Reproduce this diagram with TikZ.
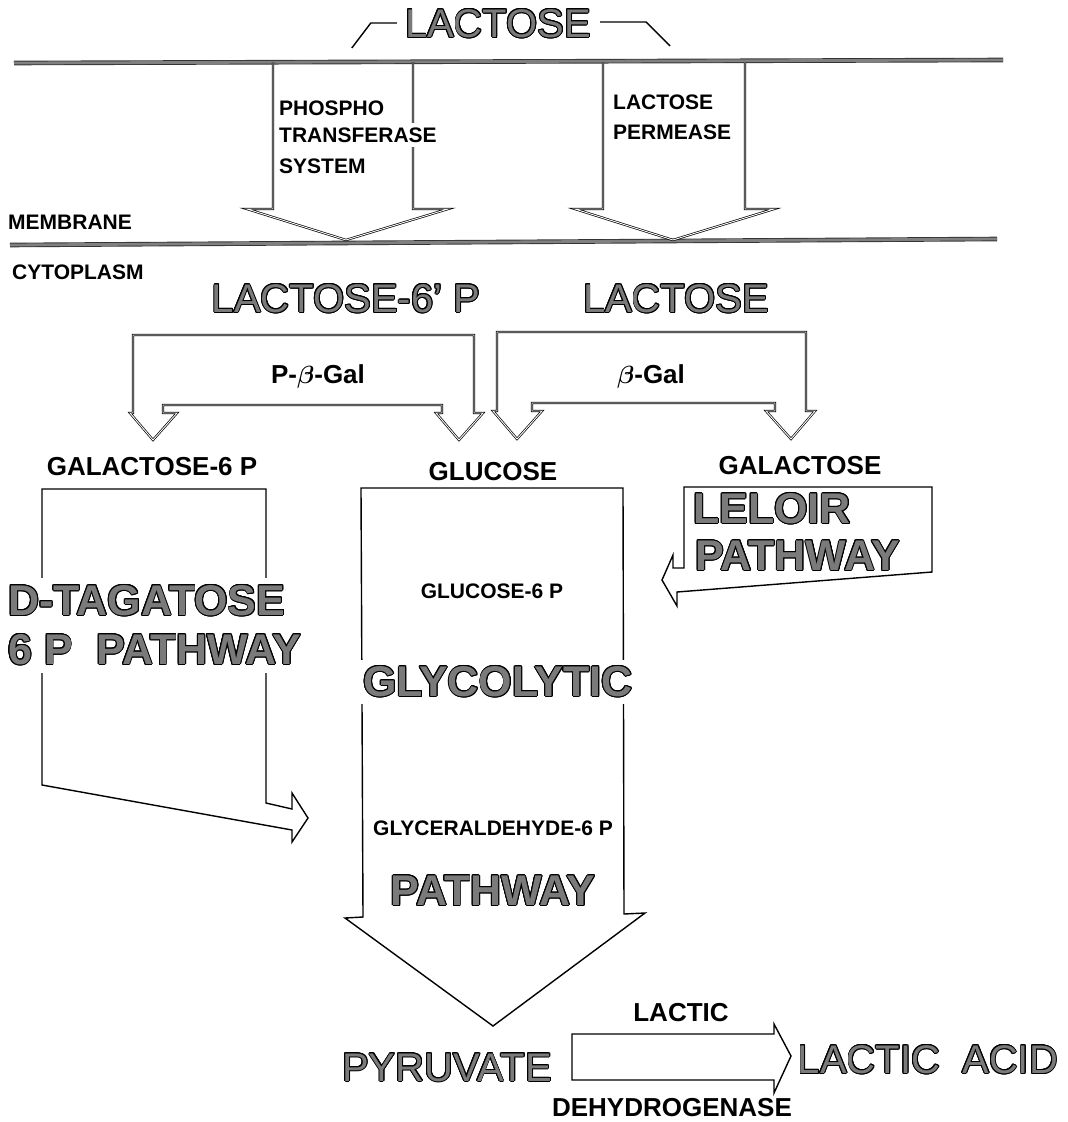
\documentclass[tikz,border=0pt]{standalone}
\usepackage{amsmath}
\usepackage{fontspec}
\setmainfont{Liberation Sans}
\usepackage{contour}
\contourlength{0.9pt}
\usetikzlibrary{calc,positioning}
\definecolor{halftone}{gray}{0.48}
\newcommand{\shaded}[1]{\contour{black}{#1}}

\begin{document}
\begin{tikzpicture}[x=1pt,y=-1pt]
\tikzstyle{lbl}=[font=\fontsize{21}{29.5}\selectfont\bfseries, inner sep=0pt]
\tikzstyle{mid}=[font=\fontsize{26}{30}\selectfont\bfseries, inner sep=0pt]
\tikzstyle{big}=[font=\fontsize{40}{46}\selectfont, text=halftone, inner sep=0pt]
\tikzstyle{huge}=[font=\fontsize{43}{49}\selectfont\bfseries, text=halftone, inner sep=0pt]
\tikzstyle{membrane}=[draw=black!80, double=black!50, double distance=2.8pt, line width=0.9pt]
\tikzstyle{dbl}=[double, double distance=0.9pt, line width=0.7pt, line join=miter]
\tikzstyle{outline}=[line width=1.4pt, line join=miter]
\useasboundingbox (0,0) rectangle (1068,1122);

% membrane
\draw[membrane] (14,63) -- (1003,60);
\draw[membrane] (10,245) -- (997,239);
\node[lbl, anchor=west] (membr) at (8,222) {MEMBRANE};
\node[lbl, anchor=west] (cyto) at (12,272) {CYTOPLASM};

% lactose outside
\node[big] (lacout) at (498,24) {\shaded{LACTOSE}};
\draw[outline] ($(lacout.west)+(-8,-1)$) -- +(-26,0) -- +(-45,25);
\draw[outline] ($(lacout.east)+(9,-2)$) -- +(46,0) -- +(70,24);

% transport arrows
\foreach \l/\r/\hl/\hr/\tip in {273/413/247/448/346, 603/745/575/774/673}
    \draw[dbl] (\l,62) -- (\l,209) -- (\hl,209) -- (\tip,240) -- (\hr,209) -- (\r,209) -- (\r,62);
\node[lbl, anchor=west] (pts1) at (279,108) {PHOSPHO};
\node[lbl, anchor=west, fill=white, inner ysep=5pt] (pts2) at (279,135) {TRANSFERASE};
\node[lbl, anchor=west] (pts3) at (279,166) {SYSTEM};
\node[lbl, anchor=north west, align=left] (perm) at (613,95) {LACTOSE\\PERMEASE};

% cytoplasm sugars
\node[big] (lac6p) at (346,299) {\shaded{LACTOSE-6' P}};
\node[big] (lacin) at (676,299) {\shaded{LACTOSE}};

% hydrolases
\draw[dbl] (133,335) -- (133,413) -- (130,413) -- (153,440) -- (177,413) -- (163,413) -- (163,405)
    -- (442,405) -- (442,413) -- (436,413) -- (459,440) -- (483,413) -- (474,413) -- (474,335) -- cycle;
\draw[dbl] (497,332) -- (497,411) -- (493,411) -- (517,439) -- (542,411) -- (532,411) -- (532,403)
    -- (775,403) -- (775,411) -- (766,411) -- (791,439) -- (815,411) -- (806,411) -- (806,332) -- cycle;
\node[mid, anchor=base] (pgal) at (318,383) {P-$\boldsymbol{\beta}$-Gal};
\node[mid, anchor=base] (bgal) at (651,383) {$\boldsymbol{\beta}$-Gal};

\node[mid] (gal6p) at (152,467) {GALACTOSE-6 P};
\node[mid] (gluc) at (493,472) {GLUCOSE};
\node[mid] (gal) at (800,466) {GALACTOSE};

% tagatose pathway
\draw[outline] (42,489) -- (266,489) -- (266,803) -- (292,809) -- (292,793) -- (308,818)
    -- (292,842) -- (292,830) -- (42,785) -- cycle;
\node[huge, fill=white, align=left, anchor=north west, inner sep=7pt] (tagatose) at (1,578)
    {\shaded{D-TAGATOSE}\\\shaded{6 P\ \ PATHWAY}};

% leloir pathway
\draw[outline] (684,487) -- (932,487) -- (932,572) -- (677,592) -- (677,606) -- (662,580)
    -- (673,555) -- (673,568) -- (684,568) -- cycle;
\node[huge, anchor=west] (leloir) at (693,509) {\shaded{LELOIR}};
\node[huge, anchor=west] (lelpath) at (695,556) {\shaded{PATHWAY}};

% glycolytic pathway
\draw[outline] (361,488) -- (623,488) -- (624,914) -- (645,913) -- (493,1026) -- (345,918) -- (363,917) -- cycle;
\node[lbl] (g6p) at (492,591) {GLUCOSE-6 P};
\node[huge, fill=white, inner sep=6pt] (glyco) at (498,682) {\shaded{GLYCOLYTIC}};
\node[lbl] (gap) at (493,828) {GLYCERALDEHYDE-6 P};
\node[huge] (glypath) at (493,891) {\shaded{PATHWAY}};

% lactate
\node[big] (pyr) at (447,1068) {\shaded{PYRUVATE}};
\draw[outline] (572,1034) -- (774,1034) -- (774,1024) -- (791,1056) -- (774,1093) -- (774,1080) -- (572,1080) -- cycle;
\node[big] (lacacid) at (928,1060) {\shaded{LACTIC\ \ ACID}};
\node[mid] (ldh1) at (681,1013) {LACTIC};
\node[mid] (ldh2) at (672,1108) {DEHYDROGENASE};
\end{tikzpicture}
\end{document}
_ _ _ _ _ _ _
→ WHAT THE EXERCISE ASKS:
Images should not appear in the copy; retype the listing above exactly.

→ SOLVED EXERCISE:
Reproduce this diagram with TikZ.
\documentclass[tikz,border=0pt]{standalone}
\usepackage{amsmath}
\usepackage{fontspec}
\setmainfont{Liberation Sans}
\usepackage{contour}
\contourlength{0.9pt}
\usetikzlibrary{calc,positioning}
\definecolor{halftone}{gray}{0.48}
\newcommand{\shaded}[1]{\contour{black}{#1}}

\begin{document}
\begin{tikzpicture}[x=1pt,y=-1pt]
\tikzstyle{lbl}=[font=\fontsize{21}{29.5}\selectfont\bfseries, inner sep=0pt]
\tikzstyle{mid}=[font=\fontsize{26}{30}\selectfont\bfseries, inner sep=0pt]
\tikzstyle{big}=[font=\fontsize{40}{46}\selectfont, text=halftone, inner sep=0pt]
\tikzstyle{huge}=[font=\fontsize{43}{49}\selectfont\bfseries, text=halftone, inner sep=0pt]
\tikzstyle{membrane}=[draw=black!80, double=black!50, double distance=2.8pt, line width=0.9pt]
\tikzstyle{dbl}=[double, double distance=0.9pt, line width=0.7pt, line join=miter]
\tikzstyle{outline}=[line width=1.4pt, line join=miter]
\useasboundingbox (0,0) rectangle (1068,1122);

% membrane
\draw[membrane] (14,63) -- (1003,60);
\draw[membrane] (10,245) -- (997,239);
\node[lbl, anchor=west] (membr) at (8,222) {MEMBRANE};
\node[lbl, anchor=west] (cyto) at (12,272) {CYTOPLASM};

% lactose outside
\node[big] (lacout) at (498,24) {\shaded{LACTOSE}};
\draw[outline] ($(lacout.west)+(-8,-1)$) -- +(-26,0) -- +(-45,25);
\draw[outline] ($(lacout.east)+(9,-2)$) -- +(46,0) -- +(70,24);

% transport arrows
\foreach \l/\r/\hl/\hr/\tip in {273/413/247/448/346, 603/745/575/774/673}
    \draw[dbl] (\l,62) -- (\l,209) -- (\hl,209) -- (\tip,240) -- (\hr,209) -- (\r,209) -- (\r,62);
\node[lbl, anchor=west] (pts1) at (279,108) {PHOSPHO};
\node[lbl, anchor=west, fill=white, inner ysep=5pt] (pts2) at (279,135) {TRANSFERASE};
\node[lbl, anchor=west] (pts3) at (279,166) {SYSTEM};
\node[lbl, anchor=north west, align=left] (perm) at (613,95) {LACTOSE\\PERMEASE};

% cytoplasm sugars
\node[big] (lac6p) at (346,299) {\shaded{LACTOSE-6' P}};
\node[big] (lacin) at (676,299) {\shaded{LACTOSE}};

% hydrolases
\draw[dbl] (133,335) -- (133,413) -- (130,413) -- (153,440) -- (177,413) -- (163,413) -- (163,405)
    -- (442,405) -- (442,413) -- (436,413) -- (459,440) -- (483,413) -- (474,413) -- (474,335) -- cycle;
\draw[dbl] (497,332) -- (497,411) -- (493,411) -- (517,439) -- (542,411) -- (532,411) -- (532,403)
    -- (775,403) -- (775,411) -- (766,411) -- (791,439) -- (815,411) -- (806,411) -- (806,332) -- cycle;
\node[mid, anchor=base] (pgal) at (318,383) {P-$\boldsymbol{\beta}$-Gal};
\node[mid, anchor=base] (bgal) at (651,383) {$\boldsymbol{\beta}$-Gal};

\node[mid] (gal6p) at (152,467) {GALACTOSE-6 P};
\node[mid] (gluc) at (493,472) {GLUCOSE};
\node[mid] (gal) at (800,466) {GALACTOSE};

% tagatose pathway
\draw[outline] (42,489) -- (266,489) -- (266,803) -- (292,809) -- (292,793) -- (308,818)
    -- (292,842) -- (292,830) -- (42,785) -- cycle;
\node[huge, fill=white, align=left, anchor=north west, inner sep=7pt] (tagatose) at (1,578)
    {\shaded{D-TAGATOSE}\\\shaded{6 P\ \ PATHWAY}};

% leloir pathway
\draw[outline] (684,487) -- (932,487) -- (932,572) -- (677,592) -- (677,606) -- (662,580)
    -- (673,555) -- (673,568) -- (684,568) -- cycle;
\node[huge, anchor=west] (leloir) at (693,509) {\shaded{LELOIR}};
\node[huge, anchor=west] (lelpath) at (695,556) {\shaded{PATHWAY}};

% glycolytic pathway
\draw[outline] (361,488) -- (623,488) -- (624,914) -- (645,913) -- (493,1026) -- (345,918) -- (363,917) -- cycle;
\node[lbl] (g6p) at (492,591) {GLUCOSE-6 P};
\node[huge, fill=white, inner sep=6pt] (glyco) at (498,682) {\shaded{GLYCOLYTIC}};
\node[lbl] (gap) at (493,828) {GLYCERALDEHYDE-6 P};
\node[huge] (glypath) at (493,891) {\shaded{PATHWAY}};

% lactate
\node[big] (pyr) at (447,1068) {\shaded{PYRUVATE}};
\draw[outline] (572,1034) -- (774,1034) -- (774,1024) -- (791,1056) -- (774,1093) -- (774,1080) -- (572,1080) -- cycle;
\node[big] (lacacid) at (928,1060) {\shaded{LACTIC\ \ ACID}};
\node[mid] (ldh1) at (681,1013) {LACTIC};
\node[mid] (ldh2) at (672,1108) {DEHYDROGENASE};
\end{tikzpicture}
\end{document}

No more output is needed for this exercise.